When the Association gathered for its November meeting a week after the Brotherhood announcement, they focused on electing a new league president to replace Wheeler Wyckoff. Very rapidly, the league split into two factions, with St. Louis, Philadelphia, Columbus and Louisville backing one candidate against Brooklyn, Cincinnati, Kansas City and Baltimore. On the second day of the deadlock, Charlie Byrne and Cincinnati president Aaron Stern met secretly with representatives from the National League, and in a stunning move returned to the meeting and resigned from the Association for berths in the older league. In addition to both owners mutual dislike of Von der Ahe, both clubs had lost the battle over Sunday baseball to the Sabbatarians, negating one advantage of remaining in the Association. Both also knew that the League clubs were weakened by the loss of players to the Revolt, while their own clubs remained relatively intact. Kansas City resigned the next day and joined the Western League (a minor league which formed from some of the remnents of Lucas' old Union Association).

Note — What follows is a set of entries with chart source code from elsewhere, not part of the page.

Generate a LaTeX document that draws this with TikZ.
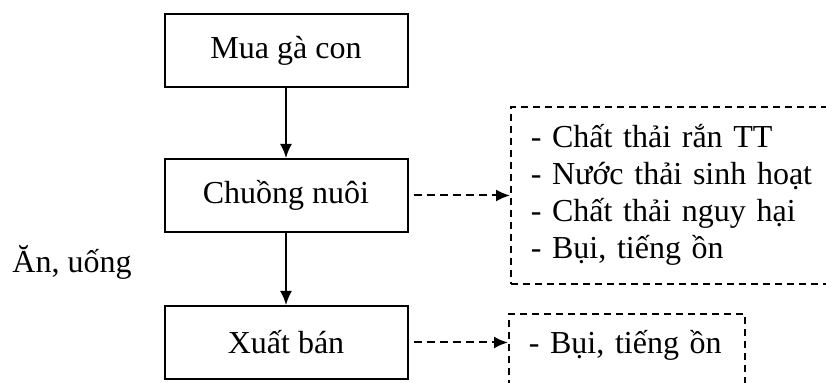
\documentclass[tikz,border=0pt]{standalone}
\usepackage{fontspec}
\setmainfont{Liberation Serif}
\usetikzlibrary{arrows.meta,positioning,calc}
\tikzstyle{stage}=[draw, line width=1pt, minimum width=121.5pt, minimum height=36.5pt, inner sep=0pt]
\tikzstyle{waste}=[draw, dash pattern=on 3.5pt off 2.5pt, line width=0.8pt, align=left, inner xsep=10pt]
\tikzstyle{flow}=[-{Latex[length=7pt,width=6pt]}, line width=1pt]
\tikzstyle{emit}=[flow, dash pattern=on 4pt off 2.5pt, shorten <=2.5pt]

\begin{document}
\begin{tikzpicture}[x=0.5pt, y=-0.5pt, font=\fontsize{16}{18.5}\selectfont]
	\path[use as bounding box, clip] (0,0) rectangle (826,383);

	\node[stage] (buy) at (286,51) {Mua gà con};
	\node[stage] (pen) at (286,195.5) {Chuồng nuôi};
	\node[stage] (sale) at (286,342.5) {Xuất bán};
	\node[anchor=base west, inner sep=0pt] (feed) at (12,273) {Ăn, uống};

	\node[waste, anchor=north west, text width=162pt, minimum height=88.5pt] (waste1) at (510,106)
		{- Chất thải rắn TT\\- Nước thải sinh hoạt\\- Chất thải nguy hại\\- Bụi, tiếng ồn};
	\node[waste, anchor=north west, text width=98pt, inner ysep=0pt, text height=20pt, text depth=35pt] (waste2) at (508,313)
		{- Bụi, tiếng ồn};

	\draw[flow] (buy) -- (pen);
	\draw[flow] (pen) -- (sale);
	\draw[emit] (pen.east) -- (pen.east -| waste1.west);
	\draw[emit] (sale.east) -- (sale.east -| waste2.west);

\end{tikzpicture}
\end{document}
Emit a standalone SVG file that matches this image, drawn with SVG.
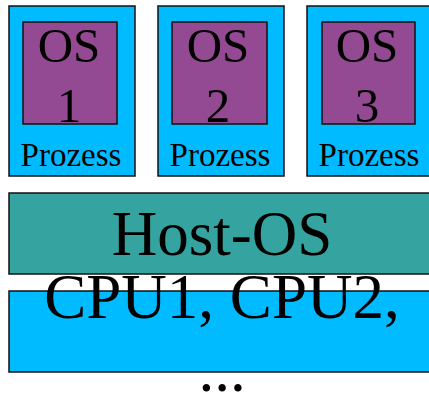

Baltimore resigned a week later with plans to also secure a spot in the National League, but found itself the odd team out and instead settled for a place in the Atlantic Association. The four clubs which remained in the Association scrambled to fill the void, accepting bids from three minor league clubs - Syracuse, Rochester, and Toledo - and issuing a charter to a new club based in Brooklyn. The new club was called Kennedy's Kids after its twenty-two year old owner and manager Jim Kennedy. The Association headed into the 1890 season much weaker and with a radically new alignment.